此外，為了協助更多客戶解決技術問題，內部不時充斥各種專案和計畫。不論是藉由影片、技術文章或是教育訓練，團隊成員們都會透過不同的方式提升自己的技能。除了使中文的客戶受益，更多時候貢獻己力讓全球的客戶受益，並且在全球打開能見度。例如，以下都是我或是同事們貢獻的各種內容：

AWS Knowledge Center

更甚者，我厲害的同事們多是路見不平拿 Pull Request 來填，甚至會提交對應的修補程式，或開發對應的工具讓更多客戶從中受益，例如：

(aws-cdk) fix(eks): cannot disable cluster logging once it has been enabled #21185 - Kuo-Le Mei
AWS::RDS::DBInstance replacement update notice #1225 - Yu-Chi Chen
cloudtrail-cli - Kuo-Le Mei

彈性的職涯規劃路徑

作為開啟 AWS 職涯的敲門磚，Cloud Support Engineer 著實是一個充滿學習廣度機會的工作，這也是我個人覺得這份工作十分有趣的地方，例如：

處理客戶案例所累積對於 AWS 服務的技術知識和高可用架構設計思維、在客戶端大量的提供教育訓練或最佳實踐建議，轉職成為解決方案架構師 (Solution Architect)
針對特定客戶所遭遇的問題提供協助而逐步轉職成為技術經理 (Technical Account Manager)
協助客戶執行教育訓練或是訓練內部工程師，培養成為講者的能力 (Trainer)
設計內部工具和相關專案計畫累積系統設計相關的開發技能 (Software Development Engineer)
大量的書信寫作訓練和開源文件貢獻機會，轉職成為技術寫手 (Technical Writer)
整合內部資源執行跨區域或是全球的計畫，逐步成為主管 (Operation Manager) 或是資深工程師

還算可接受的 Work-life balance

雖然每個人對於 Work-life balance 的定義不同 (就我的觀點，這是一種相對感受)，但比起很多公司的 IT Support 或是工程師職位，「相對來說」，AWS Cloud Support Engineer 可能不會是一個非常輕鬆的工作。

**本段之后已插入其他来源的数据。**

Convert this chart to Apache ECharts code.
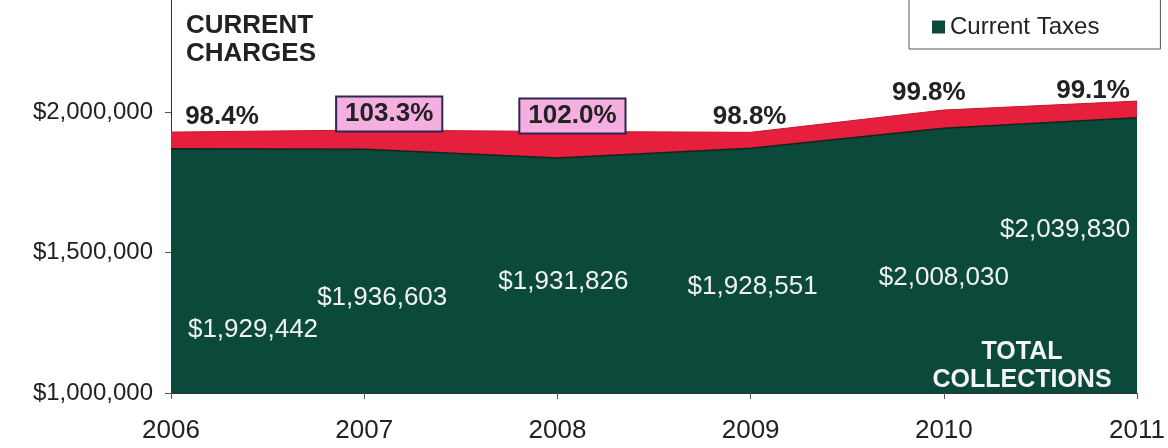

以目前團隊的工作型態，為了提供客戶 24 x 7 x 365 天不間斷的支持，除了意味著國定假日或是週末會是你的工作時間外，團隊成員彼此之間通常工作時間會有部分不重疊的輪班制度。

但之所以我認為這還算可接受，主要有以下幾點觀察：

(1) 在過去，在台灣的中文團隊值班時間需覆蓋整整 16 小時，直到晚上 11 點左右才轉移至北美時區 (這意味著當時有部分同事需要工作到晚上 11 點)。由於值晚班這件事情對很多人來說並不是一個很健康的工作型態，管理層也在台灣團隊成立不久後，不斷地尋求可能的解決方案。隨著歐洲團隊的建立，這樣的現象也趨於改善，使得台灣能從值晚班的噩夢中解放，將工作時間往前推移 (能下班的時間越來越早)。
(2) 即使 Cloud Support Engineer 同樣會有 Oncall 的機制，團隊的 Oncall 會以工作時間為主。由於是全球化的團隊，工作時間結束後的 Oncall 班次將會由其他時區輪值。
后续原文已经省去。